Starting at the first line of the data, please print exactly those lines through the one that holds "ax = fig.add_axes([68/740, 1", omitting every picture.

§

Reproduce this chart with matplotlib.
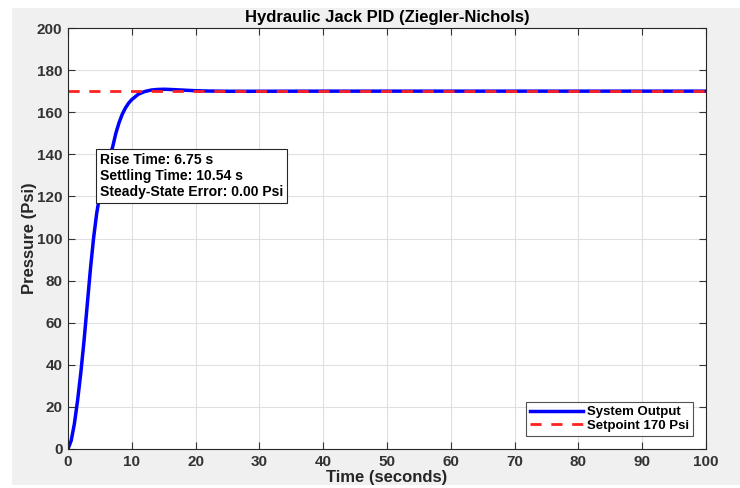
import numpy as np
import matplotlib
matplotlib.use("Agg")
import matplotlib.pyplot as plt
from matplotlib.patches import Rectangle

# response
time_s = [0, 0.5, 1.0, 1.5, 2.0, 2.5, 3.0, 3.5, 4.0, 4.5, 5.0, 5.5, 6.0, 6.5, 7.0,
          7.5, 8.0, 8.5, 9.0, 9.5, 10.0, 11.0, 12.0, 13.0, 14.0, 15.0, 16.0, 18.0,
          20.0, 22.0, 25.0, 30.0, 40.0, 100.0]
pressure = [0, 4, 12, 23, 36, 51, 68, 85, 100, 112, 121, 128, 134, 139, 143.5,
            150, 155, 159, 162, 164.3, 166, 168.5, 169.8, 170.5, 170.8, 170.9, 170.8, 170.5,
            170.2, 170.05, 169.95, 169.95, 170, 170]
setpoint = 170
rise_time = 6.75
settling_time = 10.54
ss_error = 0.00

plt.rcParams['font.family'] = ['Liberation Sans', 'DejaVu Sans']
plt.rcParams['font.weight'] = 'bold'

fig = plt.figure(figsize=(7.4, 4.88), dpi=100, facecolor='white')
# gray figure panel like a matlab window
fig.patches.append(Rectangle((12/740, 3/488), 1 - 12/740, 1 - 11/488,
                             transform=fig.transFigure, facecolor='#f0f0f0',
                             edgecolor='none', zorder=-1))
ax = fig.add_axes([68/740, 1 - 449/488, (706-68)/740, (449-28)/488])

ax.plot(time_s, pressure, color='#0000ff', lw=2.5, label='System Output')
ax.plot([0, 100], [setpoint, setpoint], color='#ff2020', lw=2, ls=(0, (4, 3.5)),
        label='Setpoint %d Psi' % setpoint)

ax.set_xlim(0, 100)
ax.set_ylim(0, 200)
ax.set_xticks(np.arange(0, 101, 10))
ax.set_yticks(np.arange(0, 201, 20))
ax.grid(True, color='#e0e0e0', lw=0.8)
ax.set_axisbelow(True)
ax.tick_params(direction='in', top=True, right=True, length=5, width=0.8,
               colors='#333333', labelsize=11, pad=4)
for s in ax.spines.values():
    s.set_color('#262626')
    s.set_linewidth(0.8)

ax.set_title('Hydraulic Jack PID (Ziegler-Nichols)', fontsize=12, fontweight='bold', pad=4)
ax.set_xlabel('Time (seconds)', fontsize=12, fontweight='bold', color='#262626', labelpad=1)
ax.set_ylabel('Pressure (Psi)', fontsize=12, fontweight='bold', color='#262626', labelpad=0)

info = 'Rise Time: %.2f s\nSettling Time: %.2f s\nSteady-State Error: %.2f Psi' % (
    rise_time, settling_time, ss_error)
ax.text(5, 118.6, info, fontsize=10.1, fontweight='bold', va='bottom', ha='left',
        linespacing=1.2,
        bbox=dict(boxstyle='square,pad=0.25', facecolor='white', edgecolor='#262626', lw=0.8))

leg = ax.legend(loc='lower right', fontsize=9.5, frameon=True, fancybox=False,
                edgecolor='#262626', handlelength=4, handletextpad=0.3,
                borderpad=0.3, labelspacing=0.1, borderaxespad=1.0)
leg.get_frame().set_linewidth(0.8)
for t in leg.get_texts():
    t.set_fontweight('bold')

fig.savefig('out.png', dpi=100, facecolor=fig.get_facecolor())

§

» **CORRECT RESULT**:
Reproduce this chart with matplotlib.
import numpy as np
import matplotlib
matplotlib.use("Agg")
import matplotlib.pyplot as plt
from matplotlib.patches import Rectangle

# response
time_s = [0, 0.5, 1.0, 1.5, 2.0, 2.5, 3.0, 3.5, 4.0, 4.5, 5.0, 5.5, 6.0, 6.5, 7.0,
          7.5, 8.0, 8.5, 9.0, 9.5, 10.0, 11.0, 12.0, 13.0, 14.0, 15.0, 16.0, 18.0,
          20.0, 22.0, 25.0, 30.0, 40.0, 100.0]
pressure = [0, 4, 12, 23, 36, 51, 68, 85, 100, 112, 121, 128, 134, 139, 143.5,
            150, 155, 159, 162, 164.3, 166, 168.5, 169.8, 170.5, 170.8, 170.9, 170.8, 170.5,
            170.2, 170.05, 169.95, 169.95, 170, 170]
setpoint = 170
rise_time = 6.75
settling_time = 10.54
ss_error = 0.00

plt.rcParams['font.family'] = ['Liberation Sans', 'DejaVu Sans']
plt.rcParams['font.weight'] = 'bold'

fig = plt.figure(figsize=(7.4, 4.88), dpi=100, facecolor='white')
# gray figure panel like a matlab window
fig.patches.append(Rectangle((12/740, 3/488), 1 - 12/740, 1 - 11/488,
                             transform=fig.transFigure, facecolor='#f0f0f0',
                             edgecolor='none', zorder=-1))
ax = fig.add_axes([68/740, 1 - 449/488, (706-68)/740, (449-28)/488])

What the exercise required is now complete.